Stored data
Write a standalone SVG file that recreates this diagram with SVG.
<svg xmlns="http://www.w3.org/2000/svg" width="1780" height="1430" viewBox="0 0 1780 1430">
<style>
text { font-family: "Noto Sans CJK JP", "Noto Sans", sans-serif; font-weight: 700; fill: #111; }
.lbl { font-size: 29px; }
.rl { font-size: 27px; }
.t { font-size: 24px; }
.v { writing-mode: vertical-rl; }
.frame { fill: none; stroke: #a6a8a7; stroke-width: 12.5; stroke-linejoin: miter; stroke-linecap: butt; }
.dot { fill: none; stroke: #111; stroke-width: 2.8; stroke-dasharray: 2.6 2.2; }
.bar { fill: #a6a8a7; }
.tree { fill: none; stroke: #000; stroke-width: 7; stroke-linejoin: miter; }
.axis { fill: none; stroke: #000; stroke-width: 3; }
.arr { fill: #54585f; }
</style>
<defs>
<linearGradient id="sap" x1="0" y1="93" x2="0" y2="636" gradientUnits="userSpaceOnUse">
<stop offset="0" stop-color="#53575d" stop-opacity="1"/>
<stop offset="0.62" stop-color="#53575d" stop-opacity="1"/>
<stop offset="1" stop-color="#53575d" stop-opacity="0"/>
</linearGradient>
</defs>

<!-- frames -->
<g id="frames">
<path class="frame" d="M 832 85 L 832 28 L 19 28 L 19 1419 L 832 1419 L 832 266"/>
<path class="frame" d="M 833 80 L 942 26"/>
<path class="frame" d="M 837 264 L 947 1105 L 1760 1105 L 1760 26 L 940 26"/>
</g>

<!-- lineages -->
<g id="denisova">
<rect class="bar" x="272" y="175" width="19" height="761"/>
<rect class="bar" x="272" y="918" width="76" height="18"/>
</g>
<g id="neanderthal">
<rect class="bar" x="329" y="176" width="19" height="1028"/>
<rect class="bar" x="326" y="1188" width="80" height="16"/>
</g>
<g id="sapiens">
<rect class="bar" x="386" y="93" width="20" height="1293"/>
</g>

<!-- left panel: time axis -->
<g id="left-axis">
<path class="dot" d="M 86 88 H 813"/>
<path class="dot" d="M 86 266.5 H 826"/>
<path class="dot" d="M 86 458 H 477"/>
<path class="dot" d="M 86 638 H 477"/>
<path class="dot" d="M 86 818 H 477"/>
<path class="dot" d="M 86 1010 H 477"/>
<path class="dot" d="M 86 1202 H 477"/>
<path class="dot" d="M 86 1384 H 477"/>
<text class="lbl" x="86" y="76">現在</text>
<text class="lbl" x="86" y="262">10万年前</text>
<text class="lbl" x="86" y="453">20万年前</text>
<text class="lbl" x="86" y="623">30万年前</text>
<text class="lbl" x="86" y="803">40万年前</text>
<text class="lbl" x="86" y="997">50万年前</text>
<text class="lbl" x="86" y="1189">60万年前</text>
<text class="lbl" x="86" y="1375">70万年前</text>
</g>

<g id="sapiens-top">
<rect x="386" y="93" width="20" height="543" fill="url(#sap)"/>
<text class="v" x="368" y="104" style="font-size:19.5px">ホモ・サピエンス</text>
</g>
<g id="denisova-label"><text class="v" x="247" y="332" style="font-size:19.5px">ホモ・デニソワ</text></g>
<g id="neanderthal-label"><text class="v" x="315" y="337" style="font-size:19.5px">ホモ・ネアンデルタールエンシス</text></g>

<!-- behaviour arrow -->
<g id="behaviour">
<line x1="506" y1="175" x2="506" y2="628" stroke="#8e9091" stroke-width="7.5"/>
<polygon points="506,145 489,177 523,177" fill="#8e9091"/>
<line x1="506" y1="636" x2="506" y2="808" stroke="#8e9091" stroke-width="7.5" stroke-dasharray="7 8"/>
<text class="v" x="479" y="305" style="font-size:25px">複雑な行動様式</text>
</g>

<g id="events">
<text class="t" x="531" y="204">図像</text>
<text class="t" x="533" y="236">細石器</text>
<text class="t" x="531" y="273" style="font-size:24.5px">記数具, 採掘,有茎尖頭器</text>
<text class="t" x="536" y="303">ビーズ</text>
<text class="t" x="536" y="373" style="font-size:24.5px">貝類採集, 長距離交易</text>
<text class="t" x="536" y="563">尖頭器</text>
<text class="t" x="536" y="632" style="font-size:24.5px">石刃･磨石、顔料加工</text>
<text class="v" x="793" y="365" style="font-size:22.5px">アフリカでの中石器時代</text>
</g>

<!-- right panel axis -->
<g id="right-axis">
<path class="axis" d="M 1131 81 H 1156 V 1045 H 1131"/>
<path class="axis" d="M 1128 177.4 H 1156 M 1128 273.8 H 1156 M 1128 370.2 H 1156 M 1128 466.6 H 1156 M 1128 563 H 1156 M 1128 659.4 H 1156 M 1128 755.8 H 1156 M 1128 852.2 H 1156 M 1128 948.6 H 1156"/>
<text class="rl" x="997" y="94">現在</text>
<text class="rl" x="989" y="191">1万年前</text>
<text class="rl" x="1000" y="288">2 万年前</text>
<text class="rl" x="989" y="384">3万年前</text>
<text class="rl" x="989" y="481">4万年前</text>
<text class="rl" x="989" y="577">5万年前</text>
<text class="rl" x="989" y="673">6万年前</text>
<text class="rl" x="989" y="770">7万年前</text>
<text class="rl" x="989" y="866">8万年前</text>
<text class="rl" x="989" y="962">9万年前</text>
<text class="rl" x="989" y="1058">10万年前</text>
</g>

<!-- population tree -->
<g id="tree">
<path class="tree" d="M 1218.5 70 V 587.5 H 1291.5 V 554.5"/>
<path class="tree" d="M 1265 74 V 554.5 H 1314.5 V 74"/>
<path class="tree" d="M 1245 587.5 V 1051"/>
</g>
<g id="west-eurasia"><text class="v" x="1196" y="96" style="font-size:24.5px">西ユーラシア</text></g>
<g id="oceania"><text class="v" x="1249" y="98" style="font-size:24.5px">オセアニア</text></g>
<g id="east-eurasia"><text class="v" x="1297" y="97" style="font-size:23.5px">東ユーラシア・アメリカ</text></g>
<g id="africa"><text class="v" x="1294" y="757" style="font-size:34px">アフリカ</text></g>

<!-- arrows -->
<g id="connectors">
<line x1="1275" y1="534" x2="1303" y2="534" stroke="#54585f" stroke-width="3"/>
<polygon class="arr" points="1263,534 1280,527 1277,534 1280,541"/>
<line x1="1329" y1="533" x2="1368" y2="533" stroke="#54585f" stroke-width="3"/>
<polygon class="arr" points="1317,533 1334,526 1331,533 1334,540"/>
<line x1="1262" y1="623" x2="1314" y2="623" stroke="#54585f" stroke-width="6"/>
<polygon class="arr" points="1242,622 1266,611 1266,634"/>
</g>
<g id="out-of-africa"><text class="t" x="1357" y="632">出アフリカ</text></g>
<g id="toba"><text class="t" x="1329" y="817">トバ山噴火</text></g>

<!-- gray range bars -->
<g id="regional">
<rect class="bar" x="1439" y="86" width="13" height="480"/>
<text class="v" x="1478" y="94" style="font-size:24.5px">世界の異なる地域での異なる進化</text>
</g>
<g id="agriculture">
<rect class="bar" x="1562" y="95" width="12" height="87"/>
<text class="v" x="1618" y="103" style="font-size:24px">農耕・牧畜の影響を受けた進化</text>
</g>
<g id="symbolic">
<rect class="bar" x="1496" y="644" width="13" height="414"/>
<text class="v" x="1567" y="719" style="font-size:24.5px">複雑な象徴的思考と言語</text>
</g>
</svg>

Problem requirements
Each line of the material above must be retyped precisely.

Exercise answer
Write a standalone SVG file that recreates this diagram with SVG.
<svg xmlns="http://www.w3.org/2000/svg" width="1780" height="1430" viewBox="0 0 1780 1430">
<style>
text { font-family: "Noto Sans CJK JP", "Noto Sans", sans-serif; font-weight: 700; fill: #111; }
.lbl { font-size: 29px; }
.rl { font-size: 27px; }
.t { font-size: 24px; }
.v { writing-mode: vertical-rl; }
.frame { fill: none; stroke: #a6a8a7; stroke-width: 12.5; stroke-linejoin: miter; stroke-linecap: butt; }
.dot { fill: none; stroke: #111; stroke-width: 2.8; stroke-dasharray: 2.6 2.2; }
.bar { fill: #a6a8a7; }
.tree { fill: none; stroke: #000; stroke-width: 7; stroke-linejoin: miter; }
.axis { fill: none; stroke: #000; stroke-width: 3; }
.arr { fill: #54585f; }
</style>
<defs>
<linearGradient id="sap" x1="0" y1="93" x2="0" y2="636" gradientUnits="userSpaceOnUse">
<stop offset="0" stop-color="#53575d" stop-opacity="1"/>
<stop offset="0.62" stop-color="#53575d" stop-opacity="1"/>
<stop offset="1" stop-color="#53575d" stop-opacity="0"/>
</linearGradient>
</defs>

<!-- frames -->
<g id="frames">
<path class="frame" d="M 832 85 L 832 28 L 19 28 L 19 1419 L 832 1419 L 832 266"/>
<path class="frame" d="M 833 80 L 942 26"/>
<path class="frame" d="M 837 264 L 947 1105 L 1760 1105 L 1760 26 L 940 26"/>
</g>

<!-- lineages -->
<g id="denisova">
<rect class="bar" x="272" y="175" width="19" height="761"/>
<rect class="bar" x="272" y="918" width="76" height="18"/>
</g>
<g id="neanderthal">
<rect class="bar" x="329" y="176" width="19" height="1028"/>
<rect class="bar" x="326" y="1188" width="80" height="16"/>
</g>
<g id="sapiens">
<rect class="bar" x="386" y="93" width="20" height="1293"/>
</g>

<!-- left panel: time axis -->
<g id="left-axis">
<path class="dot" d="M 86 88 H 813"/>
<path class="dot" d="M 86 266.5 H 826"/>
<path class="dot" d="M 86 458 H 477"/>
<path class="dot" d="M 86 638 H 477"/>
<path class="dot" d="M 86 818 H 477"/>
<path class="dot" d="M 86 1010 H 477"/>
<path class="dot" d="M 86 1202 H 477"/>
<path class="dot" d="M 86 1384 H 477"/>
<text class="lbl" x="86" y="76">現在</text>
<text class="lbl" x="86" y="262">10万年前</text>
<text class="lbl" x="86" y="453">20万年前</text>
<text class="lbl" x="86" y="623">30万年前</text>
<text class="lbl" x="86" y="803">40万年前</text>
<text class="lbl" x="86" y="997">50万年前</text>
<text class="lbl" x="86" y="1189">60万年前</text>
<text class="lbl" x="86" y="1375">70万年前</text>
</g>

<g id="sapiens-top">
<rect x="386" y="93" width="20" height="543" fill="url(#sap)"/>
<text class="v" x="368" y="104" style="font-size:19.5px">ホモ・サピエンス</text>
</g>
<g id="denisova-label"><text class="v" x="247" y="332" style="font-size:19.5px">ホモ・デニソワ</text></g>
<g id="neanderthal-label"><text class="v" x="315" y="337" style="font-size:19.5px">ホモ・ネアンデルタールエンシス</text></g>

<!-- behaviour arrow -->
<g id="behaviour">
<line x1="506" y1="175" x2="506" y2="628" stroke="#8e9091" stroke-width="7.5"/>
<polygon points="506,145 489,177 523,177" fill="#8e9091"/>
<line x1="506" y1="636" x2="506" y2="808" stroke="#8e9091" stroke-width="7.5" stroke-dasharray="7 8"/>
<text class="v" x="479" y="305" style="font-size:25px">複雑な行動様式</text>
</g>

<g id="events">
<text class="t" x="531" y="204">図像</text>
<text class="t" x="533" y="236">細石器</text>
<text class="t" x="531" y="273" style="font-size:24.5px">記数具, 採掘,有茎尖頭器</text>
<text class="t" x="536" y="303">ビーズ</text>
<text class="t" x="536" y="373" style="font-size:24.5px">貝類採集, 長距離交易</text>
<text class="t" x="536" y="563">尖頭器</text>
<text class="t" x="536" y="632" style="font-size:24.5px">石刃･磨石、顔料加工</text>
<text class="v" x="793" y="365" style="font-size:22.5px">アフリカでの中石器時代</text>
</g>

<!-- right panel axis -->
<g id="right-axis">
<path class="axis" d="M 1131 81 H 1156 V 1045 H 1131"/>
<path class="axis" d="M 1128 177.4 H 1156 M 1128 273.8 H 1156 M 1128 370.2 H 1156 M 1128 466.6 H 1156 M 1128 563 H 1156 M 1128 659.4 H 1156 M 1128 755.8 H 1156 M 1128 852.2 H 1156 M 1128 948.6 H 1156"/>
<text class="rl" x="997" y="94">現在</text>
<text class="rl" x="989" y="191">1万年前</text>
<text class="rl" x="1000" y="288">2 万年前</text>
<text class="rl" x="989" y="384">3万年前</text>
<text class="rl" x="989" y="481">4万年前</text>
<text class="rl" x="989" y="577">5万年前</text>
<text class="rl" x="989" y="673">6万年前</text>
<text class="rl" x="989" y="770">7万年前</text>
<text class="rl" x="989" y="866">8万年前</text>
<text class="rl" x="989" y="962">9万年前</text>
<text class="rl" x="989" y="1058">10万年前</text>
</g>

<!-- population tree -->
<g id="tree">
<path class="tree" d="M 1218.5 70 V 587.5 H 1291.5 V 554.5"/>
<path class="tree" d="M 1265 74 V 554.5 H 1314.5 V 74"/>
<path class="tree" d="M 1245 587.5 V 1051"/>
</g>
<g id="west-eurasia"><text class="v" x="1196" y="96" style="font-size:24.5px">西ユーラシア</text></g>
<g id="oceania"><text class="v" x="1249" y="98" style="font-size:24.5px">オセアニア</text></g>
<g id="east-eurasia"><text class="v" x="1297" y="97" style="font-size:23.5px">東ユーラシア・アメリカ</text></g>
<g id="africa"><text class="v" x="1294" y="757" style="font-size:34px">アフリカ</text></g>

<!-- arrows -->
<g id="connectors">
<line x1="1275" y1="534" x2="1303" y2="534" stroke="#54585f" stroke-width="3"/>
<polygon class="arr" points="1263,534 1280,527 1277,534 1280,541"/>
<line x1="1329" y1="533" x2="1368" y2="533" stroke="#54585f" stroke-width="3"/>
<polygon class="arr" points="1317,533 1334,526 1331,533 1334,540"/>
<line x1="1262" y1="623" x2="1314" y2="623" stroke="#54585f" stroke-width="6"/>
<polygon class="arr" points="1242,622 1266,611 1266,634"/>
</g>
<g id="out-of-africa"><text class="t" x="1357" y="632">出アフリカ</text></g>
<g id="toba"><text class="t" x="1329" y="817">トバ山噴火</text></g>

<!-- gray range bars -->
<g id="regional">
<rect class="bar" x="1439" y="86" width="13" height="480"/>
<text class="v" x="1478" y="94" style="font-size:24.5px">世界の異なる地域での異なる進化</text>
</g>
<g id="agriculture">
<rect class="bar" x="1562" y="95" width="12" height="87"/>
<text class="v" x="1618" y="103" style="font-size:24px">農耕・牧畜の影響を受けた進化</text>
</g>
<g id="symbolic">
<rect class="bar" x="1496" y="644" width="13" height="414"/>
<text class="v" x="1567" y="719" style="font-size:24.5px">複雑な象徴的思考と言語</text>
</g>
</svg>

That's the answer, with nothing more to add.